Villing & Company

Coke Plays Name Game to Perfection

When’s the last time you really paid attention to a Coke can? I’m not talking about being mildly aware when the brand changes things up at the holidays to feature the now-traditional polar bears or that your Coke cans earlier this summer honored the FIFA World Cup. In between, of course, you may have noticed the obligatory designs saluting the Olympics this winter if you really think hard. In other words, the cans/bottles are redesigned so frequently, and predictably I might add, that you really don’t pay much attention at a certain point.

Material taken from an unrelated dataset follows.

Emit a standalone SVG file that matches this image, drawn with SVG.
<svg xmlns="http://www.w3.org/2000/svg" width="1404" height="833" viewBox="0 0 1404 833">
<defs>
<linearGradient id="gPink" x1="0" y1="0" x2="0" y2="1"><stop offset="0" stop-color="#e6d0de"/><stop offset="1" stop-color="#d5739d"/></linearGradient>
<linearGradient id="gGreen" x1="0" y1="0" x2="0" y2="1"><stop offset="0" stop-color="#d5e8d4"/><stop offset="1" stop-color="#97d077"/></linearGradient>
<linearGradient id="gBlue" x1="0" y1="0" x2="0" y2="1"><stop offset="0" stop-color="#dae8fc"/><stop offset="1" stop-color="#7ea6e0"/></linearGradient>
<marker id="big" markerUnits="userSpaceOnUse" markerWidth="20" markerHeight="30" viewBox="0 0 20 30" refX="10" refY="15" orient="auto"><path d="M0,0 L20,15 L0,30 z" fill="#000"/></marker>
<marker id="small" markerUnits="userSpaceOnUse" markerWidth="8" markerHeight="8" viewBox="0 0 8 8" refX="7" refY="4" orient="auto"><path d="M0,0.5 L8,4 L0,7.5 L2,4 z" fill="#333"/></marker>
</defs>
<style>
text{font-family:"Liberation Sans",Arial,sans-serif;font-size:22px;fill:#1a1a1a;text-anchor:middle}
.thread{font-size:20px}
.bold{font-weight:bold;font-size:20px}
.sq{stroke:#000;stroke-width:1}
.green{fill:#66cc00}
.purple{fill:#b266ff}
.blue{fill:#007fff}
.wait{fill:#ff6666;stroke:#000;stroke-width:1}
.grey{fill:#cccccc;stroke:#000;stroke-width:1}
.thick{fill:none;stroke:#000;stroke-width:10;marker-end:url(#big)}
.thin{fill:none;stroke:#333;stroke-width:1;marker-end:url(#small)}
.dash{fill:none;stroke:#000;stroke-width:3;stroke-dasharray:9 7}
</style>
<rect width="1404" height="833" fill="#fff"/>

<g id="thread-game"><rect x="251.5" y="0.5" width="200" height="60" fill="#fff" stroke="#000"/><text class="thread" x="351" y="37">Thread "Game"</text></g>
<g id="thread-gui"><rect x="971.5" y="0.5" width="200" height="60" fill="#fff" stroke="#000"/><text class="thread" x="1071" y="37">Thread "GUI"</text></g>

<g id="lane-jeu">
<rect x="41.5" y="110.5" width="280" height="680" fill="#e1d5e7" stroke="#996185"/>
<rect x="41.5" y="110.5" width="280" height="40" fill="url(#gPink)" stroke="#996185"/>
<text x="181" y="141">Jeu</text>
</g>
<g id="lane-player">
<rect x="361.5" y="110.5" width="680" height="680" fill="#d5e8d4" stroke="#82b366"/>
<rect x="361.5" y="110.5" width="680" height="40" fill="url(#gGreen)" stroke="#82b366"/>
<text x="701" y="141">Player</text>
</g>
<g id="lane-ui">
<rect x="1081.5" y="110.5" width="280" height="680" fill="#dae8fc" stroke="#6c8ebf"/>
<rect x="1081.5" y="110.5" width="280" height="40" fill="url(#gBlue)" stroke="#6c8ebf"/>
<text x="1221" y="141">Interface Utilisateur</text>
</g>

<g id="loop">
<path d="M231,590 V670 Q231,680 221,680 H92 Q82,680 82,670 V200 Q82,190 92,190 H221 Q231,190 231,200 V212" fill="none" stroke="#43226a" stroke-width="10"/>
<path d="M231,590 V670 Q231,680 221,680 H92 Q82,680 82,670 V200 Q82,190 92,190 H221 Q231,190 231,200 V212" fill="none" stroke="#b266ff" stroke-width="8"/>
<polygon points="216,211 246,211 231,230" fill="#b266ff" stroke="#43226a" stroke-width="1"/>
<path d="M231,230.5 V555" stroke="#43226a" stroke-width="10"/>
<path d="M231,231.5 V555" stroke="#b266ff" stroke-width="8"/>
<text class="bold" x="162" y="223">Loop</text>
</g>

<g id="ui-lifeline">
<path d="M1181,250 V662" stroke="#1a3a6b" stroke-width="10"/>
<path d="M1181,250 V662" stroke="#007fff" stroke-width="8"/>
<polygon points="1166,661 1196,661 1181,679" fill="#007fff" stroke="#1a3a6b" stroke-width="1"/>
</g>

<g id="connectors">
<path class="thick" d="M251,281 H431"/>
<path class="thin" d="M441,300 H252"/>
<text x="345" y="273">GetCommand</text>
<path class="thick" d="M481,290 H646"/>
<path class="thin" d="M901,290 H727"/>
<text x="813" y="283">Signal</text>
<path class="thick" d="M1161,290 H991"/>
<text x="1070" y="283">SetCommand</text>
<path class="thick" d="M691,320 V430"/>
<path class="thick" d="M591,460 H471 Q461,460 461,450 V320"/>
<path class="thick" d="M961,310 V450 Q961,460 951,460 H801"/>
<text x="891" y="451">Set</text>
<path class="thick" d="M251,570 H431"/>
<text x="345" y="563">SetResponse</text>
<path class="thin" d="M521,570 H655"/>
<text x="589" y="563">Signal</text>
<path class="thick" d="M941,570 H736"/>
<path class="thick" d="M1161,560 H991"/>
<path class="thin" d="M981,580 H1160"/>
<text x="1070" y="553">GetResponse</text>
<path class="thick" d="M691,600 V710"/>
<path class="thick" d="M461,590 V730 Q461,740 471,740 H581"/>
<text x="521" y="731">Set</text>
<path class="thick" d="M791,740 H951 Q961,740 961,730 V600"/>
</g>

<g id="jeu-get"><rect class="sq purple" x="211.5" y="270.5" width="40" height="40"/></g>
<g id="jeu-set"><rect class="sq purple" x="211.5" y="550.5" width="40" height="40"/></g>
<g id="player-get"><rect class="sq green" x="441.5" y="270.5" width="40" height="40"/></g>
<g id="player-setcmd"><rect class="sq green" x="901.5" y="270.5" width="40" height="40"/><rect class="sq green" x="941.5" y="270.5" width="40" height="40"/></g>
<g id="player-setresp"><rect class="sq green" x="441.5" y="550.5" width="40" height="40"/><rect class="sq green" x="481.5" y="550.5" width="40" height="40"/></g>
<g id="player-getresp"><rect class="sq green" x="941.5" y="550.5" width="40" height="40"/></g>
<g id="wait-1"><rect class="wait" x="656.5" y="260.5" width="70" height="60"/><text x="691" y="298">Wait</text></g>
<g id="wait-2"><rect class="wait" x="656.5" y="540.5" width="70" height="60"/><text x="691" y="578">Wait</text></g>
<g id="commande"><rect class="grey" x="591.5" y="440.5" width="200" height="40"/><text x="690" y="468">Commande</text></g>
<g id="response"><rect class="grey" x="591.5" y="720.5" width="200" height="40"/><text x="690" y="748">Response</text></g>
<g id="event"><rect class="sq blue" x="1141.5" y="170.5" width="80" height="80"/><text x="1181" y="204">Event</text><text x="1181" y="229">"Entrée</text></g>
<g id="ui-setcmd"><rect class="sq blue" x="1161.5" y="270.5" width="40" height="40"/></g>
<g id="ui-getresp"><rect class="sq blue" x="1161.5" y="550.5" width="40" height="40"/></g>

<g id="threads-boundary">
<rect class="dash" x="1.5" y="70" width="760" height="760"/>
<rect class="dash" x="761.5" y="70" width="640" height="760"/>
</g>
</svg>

However, in the waning days of summer, the brand has definitely cut through the clutter with its ‘Share a Coke’ campaign. Aimed at the teen and Millennial audience, the campaign has exploded over social media channels the last few months. By replacing their iconic logo with popular first names, Coke has created an Instagram post waiting to happen for youths who now migrate to refrigerated beverage cases in convenience stores and restaurants in search of cans/bottles that feature their name, or those of their friends and loved ones. If found, it’s often a simple camera phone picture and a post away from further promoting one of the world’s most recognizable brands. Better yet, if a particular name is located in the aforementioned refrigerated case, like that of a best friend or boyfriend, my guess is that it is often being purchased. A double win for Coke.

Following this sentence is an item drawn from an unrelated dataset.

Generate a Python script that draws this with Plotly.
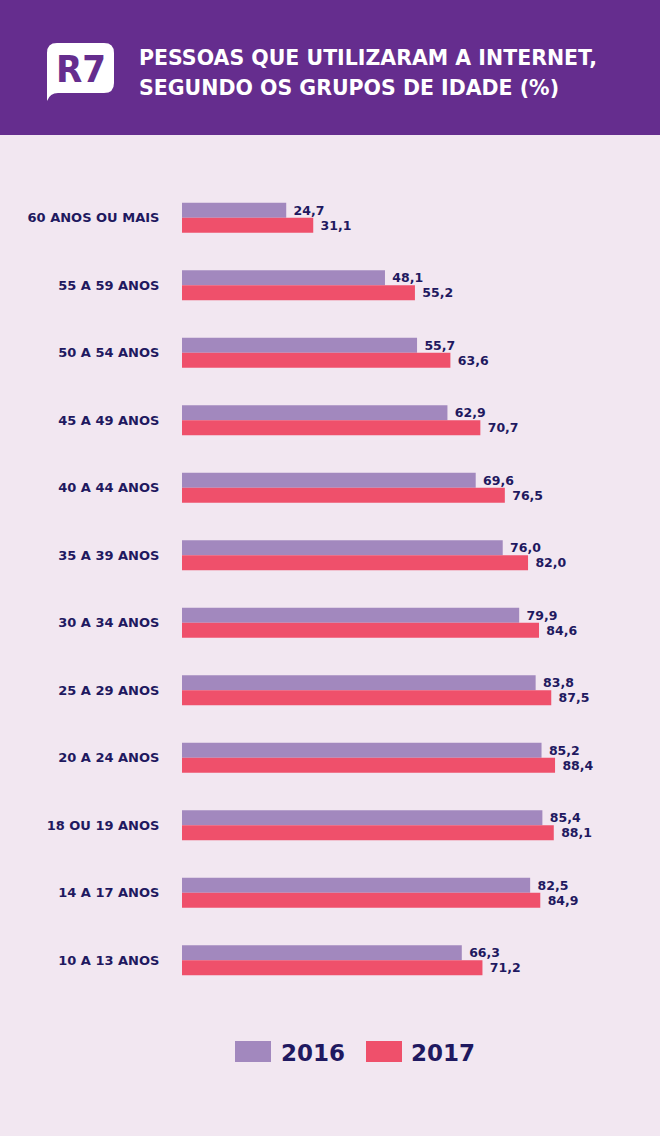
import plotly.graph_objects as go

W, H = 660, 1136

categories = ["60 ANOS OU MAIS", "55 A 59 ANOS", "50 A 54 ANOS", "45 A 49 ANOS",
              "40 A 44 ANOS", "35 A 39 ANOS", "30 A 34 ANOS", "25 A 29 ANOS",
              "20 A 24 ANOS", "18 OU 19 ANOS", "14 A 17 ANOS", "10 A 13 ANOS"]
values_2016 = [24.7, 48.1, 55.7, 62.9, 69.6, 76.0, 79.9, 83.8, 85.2, 85.4, 82.5, 66.3]
values_2017 = [31.1, 55.2, 63.6, 70.7, 76.5, 82.0, 84.6, 87.5, 88.4, 88.1, 84.9, 71.2]
series_names = ["2016", "2017"]
title_lines = ["PESSOAS QUE UTILIZARAM A INTERNET,", "SEGUNDO OS GRUPOS DE IDADE (%)"]

C16 = "#A288BE"
C17 = "#EF506B"
NAVY = "#1F1960"
PURPLE = "#652D8E"
BG = "#F2E7F1"
FONT = "DejaVu Sans"


def px(x):
    return x / W


def py(y):
    return 1 - y / H


def P(x, y):
    return f"{px(x):.5f},{py(y):.5f}"


fig = go.Figure()
for name, vals, col in [(series_names[0], values_2016, C16), (series_names[1], values_2017, C17)]:
    fig.add_trace(go.Bar(
        y=categories, x=vals, name=name, orientation="h",
        marker=dict(color=col, line=dict(width=0)),
        texttemplate="\u00a0%{x:.1f}", textposition="outside",
        textfont=dict(family=FONT, size=12.5, color=NAVY, weight=700),
        cliponaxis=False, constraintext="none", showlegend=False,
        hoverinfo="skip",
    ))

shapes = [
    dict(type="rect", xref="paper", yref="paper", x0=0, x1=1, y0=py(135), y1=1,
         fillcolor=PURPLE, line=dict(width=0), layer="below"),
    dict(type="path", xref="paper", yref="paper",
         path=(f"M {P(57,43)} L {P(104,43)} Q {P(114,43)} {P(114,53)} L {P(114,83)} "
               f"Q {P(114,93)} {P(104,93)} L {P(58,93)} Q {P(50,93)} {P(47,101)} "
               f"L {P(47,53)} Q {P(47,43)} {P(57,43)} Z"),
         fillcolor="white", line=dict(width=0)),
    dict(type="rect", xref="paper", yref="paper", x0=px(235), x1=px(271),
         y0=py(1062), y1=py(1041), fillcolor=C16, line=dict(width=0)),
    dict(type="rect", xref="paper", yref="paper", x0=px(366), x1=px(402),
         y0=py(1062), y1=py(1041), fillcolor=C17, line=dict(width=0)),
]

annotations = [
    dict(text="R7", x=px(81), y=py(69), xref="paper", yref="paper", showarrow=False,
         xanchor="center", yanchor="middle",
         font=dict(family="DejaVu Sans Condensed, DejaVu Sans", size=38,
                   color=PURPLE, weight=700)),
    dict(text=title_lines[0], x=px(137), y=py(58), xref="paper", yref="paper", showarrow=False,
         xanchor="left", yanchor="middle",
         font=dict(family=FONT, size=20.5, color="white", weight=700)),
    dict(text=title_lines[1], x=px(137), y=py(87.5), xref="paper", yref="paper", showarrow=False,
         xanchor="left", yanchor="middle",
         font=dict(family=FONT, size=20.5, color="white", weight=700)),
    dict(text=series_names[0], x=px(279), y=py(1053), xref="paper", yref="paper", showarrow=False,
         xanchor="left", yanchor="middle",
         font=dict(family=FONT, size=23, color=NAVY, weight=700)),
    dict(text=series_names[1], x=px(409), y=py(1053), xref="paper", yref="paper", showarrow=False,
         xanchor="left", yanchor="middle",
         font=dict(family=FONT, size=23, color=NAVY, weight=700)),
]

fig.update_layout(
    width=W, height=H, autosize=False,
    margin=dict(l=0, r=0, t=0, b=0),
    paper_bgcolor=BG, plot_bgcolor="rgba(0,0,0,0)",
    barmode="group", bargap=0.555, bargroupgap=0,
    separators=",.",
    shapes=shapes, annotations=annotations,
    xaxis=dict(domain=[px(182), px(182 + 422)], range=[0, 100], visible=False, fixedrange=True),
    yaxis=dict(domain=[py(994), py(184)], autorange="reversed", type="category",
               showgrid=False, zeroline=False, showline=False,
               ticks="outside", ticklen=19, tickcolor="rgba(0,0,0,0)",
               tickfont=dict(family=FONT, size=13, color=NAVY, weight=700),
               fixedrange=True),
)

fig.write_html("out.html", config={"displayModeBar": False},
               post_script="document.body.style.margin='0';document.body.style.overflow='hidden';")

As an added bonus, parents of teens and young adults, like yours truly, can’t help but become more aware of the brand ourselves just through natural interactions with our kids. Just the other night, our daughters were amazed that the names of their two best friends were somehow magically featured side by side in a refrigerated case during a family visit to an ice cream shop. Of course, the iPhone quickly came out. Everyone had to see this. Let the sharing begin.

How long will America’s youth continue to be attracted by this promotion? I may be wrong but I’m thinking that, within months, kids will have generally moved on. Like a favorite summer top 40 song that loses favor by Labor Day, the excitement and novelty of seeing a name on a soda can will cease to be something that motivates them to click, post and even purchase at close to the same rate as it did a few months before.

However, by that time, Coke will have moved on as well – to another campaign that I’m sure will build off the success they started this summer. Regardless, they certainly have hit on the right formula.